## Given exercise:
Write out word for word each line of the records, beginning at the first and stopping after the line with "import plotly.graph_objects as go". Leave the pictures out.

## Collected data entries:
>> START

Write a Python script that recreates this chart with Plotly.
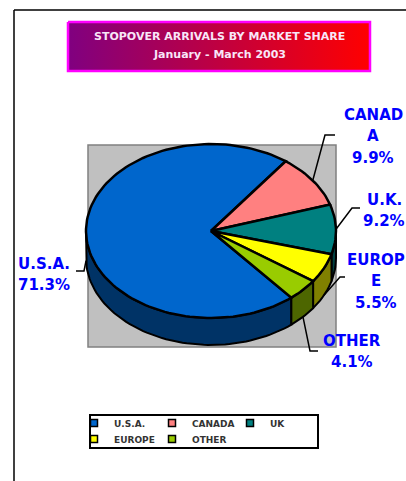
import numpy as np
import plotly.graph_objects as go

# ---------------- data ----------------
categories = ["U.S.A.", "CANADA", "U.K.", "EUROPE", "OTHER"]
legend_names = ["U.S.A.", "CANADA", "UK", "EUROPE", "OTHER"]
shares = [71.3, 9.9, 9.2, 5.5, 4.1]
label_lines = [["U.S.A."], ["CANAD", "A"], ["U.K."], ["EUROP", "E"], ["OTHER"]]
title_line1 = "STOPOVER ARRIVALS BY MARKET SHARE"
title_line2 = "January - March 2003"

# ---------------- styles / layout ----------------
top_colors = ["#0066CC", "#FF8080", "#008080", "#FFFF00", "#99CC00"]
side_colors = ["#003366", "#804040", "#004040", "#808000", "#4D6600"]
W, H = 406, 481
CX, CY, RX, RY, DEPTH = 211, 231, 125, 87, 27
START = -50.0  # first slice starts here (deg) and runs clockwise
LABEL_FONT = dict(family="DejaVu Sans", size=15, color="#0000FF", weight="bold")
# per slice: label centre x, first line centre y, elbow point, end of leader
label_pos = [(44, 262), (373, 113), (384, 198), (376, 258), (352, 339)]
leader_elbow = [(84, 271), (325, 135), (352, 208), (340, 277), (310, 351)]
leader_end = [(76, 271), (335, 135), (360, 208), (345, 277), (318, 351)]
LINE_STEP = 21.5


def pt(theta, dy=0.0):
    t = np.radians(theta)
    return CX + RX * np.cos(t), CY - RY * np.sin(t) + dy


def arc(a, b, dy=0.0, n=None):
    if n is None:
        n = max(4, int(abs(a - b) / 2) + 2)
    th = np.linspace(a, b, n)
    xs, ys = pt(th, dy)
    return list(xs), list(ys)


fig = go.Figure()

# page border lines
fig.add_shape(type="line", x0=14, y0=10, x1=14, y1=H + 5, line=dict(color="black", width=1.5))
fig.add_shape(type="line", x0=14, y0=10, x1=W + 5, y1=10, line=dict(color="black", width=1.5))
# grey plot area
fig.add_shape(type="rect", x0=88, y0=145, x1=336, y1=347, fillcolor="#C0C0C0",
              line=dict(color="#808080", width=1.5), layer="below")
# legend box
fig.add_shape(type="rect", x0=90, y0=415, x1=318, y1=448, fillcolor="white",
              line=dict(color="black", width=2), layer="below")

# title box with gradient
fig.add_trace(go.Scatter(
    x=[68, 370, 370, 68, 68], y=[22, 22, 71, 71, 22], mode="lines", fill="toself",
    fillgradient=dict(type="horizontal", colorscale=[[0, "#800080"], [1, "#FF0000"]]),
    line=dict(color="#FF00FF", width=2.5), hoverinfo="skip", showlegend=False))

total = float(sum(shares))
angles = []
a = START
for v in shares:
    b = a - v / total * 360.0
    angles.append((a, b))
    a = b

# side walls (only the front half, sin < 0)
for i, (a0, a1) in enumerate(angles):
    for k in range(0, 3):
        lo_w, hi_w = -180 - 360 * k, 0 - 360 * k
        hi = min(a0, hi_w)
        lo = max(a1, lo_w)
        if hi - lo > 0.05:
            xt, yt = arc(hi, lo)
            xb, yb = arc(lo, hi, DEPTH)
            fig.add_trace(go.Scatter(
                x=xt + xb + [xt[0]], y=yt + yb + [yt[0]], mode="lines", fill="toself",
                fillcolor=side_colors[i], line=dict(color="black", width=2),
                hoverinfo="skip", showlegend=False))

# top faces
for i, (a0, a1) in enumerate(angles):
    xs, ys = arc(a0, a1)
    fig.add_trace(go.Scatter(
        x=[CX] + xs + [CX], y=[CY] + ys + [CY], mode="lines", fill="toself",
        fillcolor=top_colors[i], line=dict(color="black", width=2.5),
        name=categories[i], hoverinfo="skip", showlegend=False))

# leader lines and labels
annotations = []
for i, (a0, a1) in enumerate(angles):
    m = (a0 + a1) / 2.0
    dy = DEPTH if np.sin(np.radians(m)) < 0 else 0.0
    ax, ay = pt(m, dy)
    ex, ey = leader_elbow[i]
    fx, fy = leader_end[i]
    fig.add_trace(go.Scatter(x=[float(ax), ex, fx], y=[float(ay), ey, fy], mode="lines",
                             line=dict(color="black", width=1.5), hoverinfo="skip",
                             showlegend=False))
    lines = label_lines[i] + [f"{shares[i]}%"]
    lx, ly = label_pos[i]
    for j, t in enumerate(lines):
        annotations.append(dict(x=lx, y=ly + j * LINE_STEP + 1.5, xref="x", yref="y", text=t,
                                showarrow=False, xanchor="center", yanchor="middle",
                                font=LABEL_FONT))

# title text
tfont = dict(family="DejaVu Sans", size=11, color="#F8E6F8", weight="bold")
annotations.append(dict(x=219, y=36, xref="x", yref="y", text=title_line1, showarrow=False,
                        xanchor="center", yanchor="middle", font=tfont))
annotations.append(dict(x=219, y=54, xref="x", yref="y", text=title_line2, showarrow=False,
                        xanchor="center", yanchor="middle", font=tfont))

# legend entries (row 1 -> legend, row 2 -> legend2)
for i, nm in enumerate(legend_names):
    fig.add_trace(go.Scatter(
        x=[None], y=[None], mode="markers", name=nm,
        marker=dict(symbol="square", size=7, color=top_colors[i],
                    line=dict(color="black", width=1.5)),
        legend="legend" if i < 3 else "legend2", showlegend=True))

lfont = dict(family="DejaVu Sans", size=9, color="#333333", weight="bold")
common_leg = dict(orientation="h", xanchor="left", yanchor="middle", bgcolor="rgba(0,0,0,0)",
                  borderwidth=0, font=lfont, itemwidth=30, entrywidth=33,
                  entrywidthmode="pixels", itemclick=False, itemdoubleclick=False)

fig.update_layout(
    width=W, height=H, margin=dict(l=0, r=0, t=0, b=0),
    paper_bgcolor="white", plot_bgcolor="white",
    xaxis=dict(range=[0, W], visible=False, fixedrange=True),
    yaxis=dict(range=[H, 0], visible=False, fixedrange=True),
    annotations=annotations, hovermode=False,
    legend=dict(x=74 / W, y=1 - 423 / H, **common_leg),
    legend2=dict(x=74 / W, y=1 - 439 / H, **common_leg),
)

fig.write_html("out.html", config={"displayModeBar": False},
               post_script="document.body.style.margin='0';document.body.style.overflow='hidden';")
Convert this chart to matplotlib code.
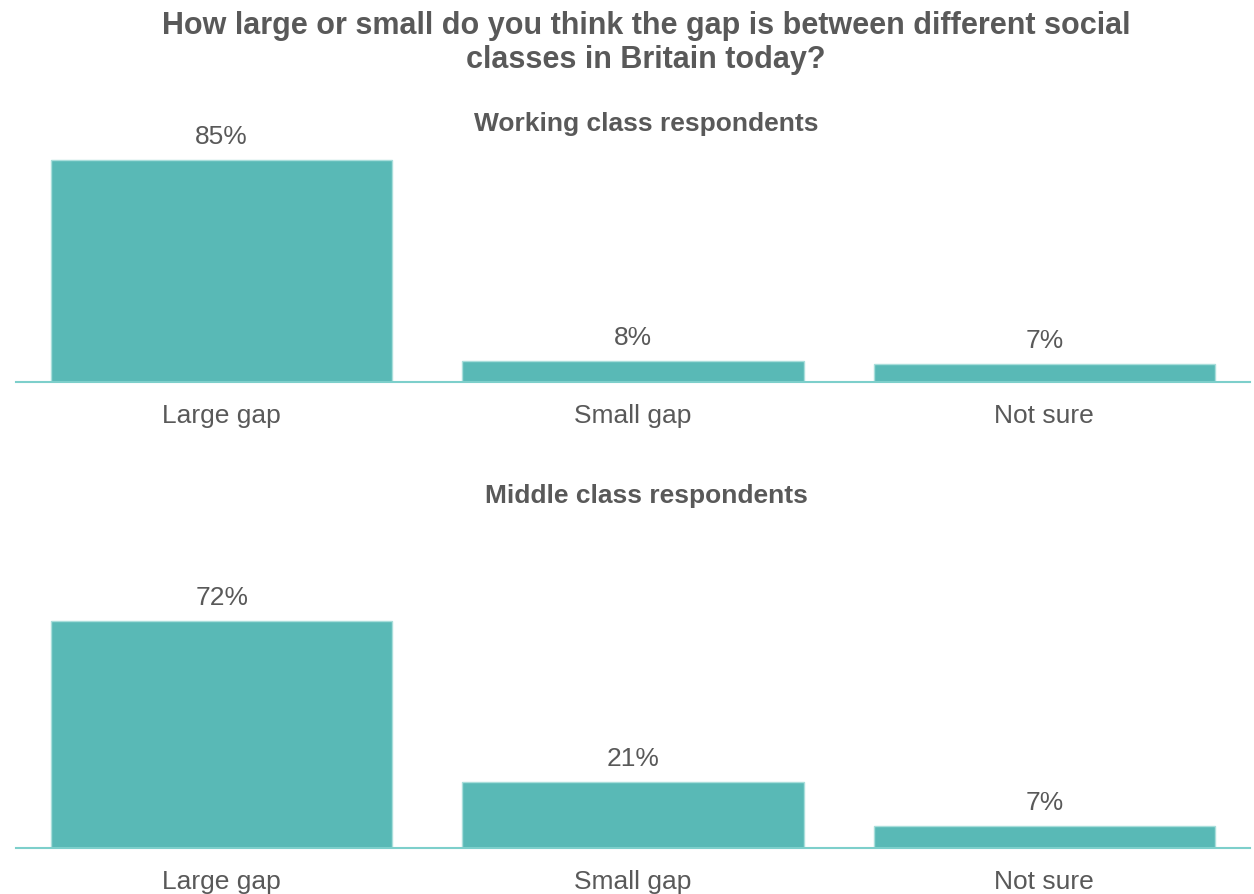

>> END

## Solution for this task:
Write a Python script that recreates this chart with Plotly.
import numpy as np
import plotly.graph_objects as go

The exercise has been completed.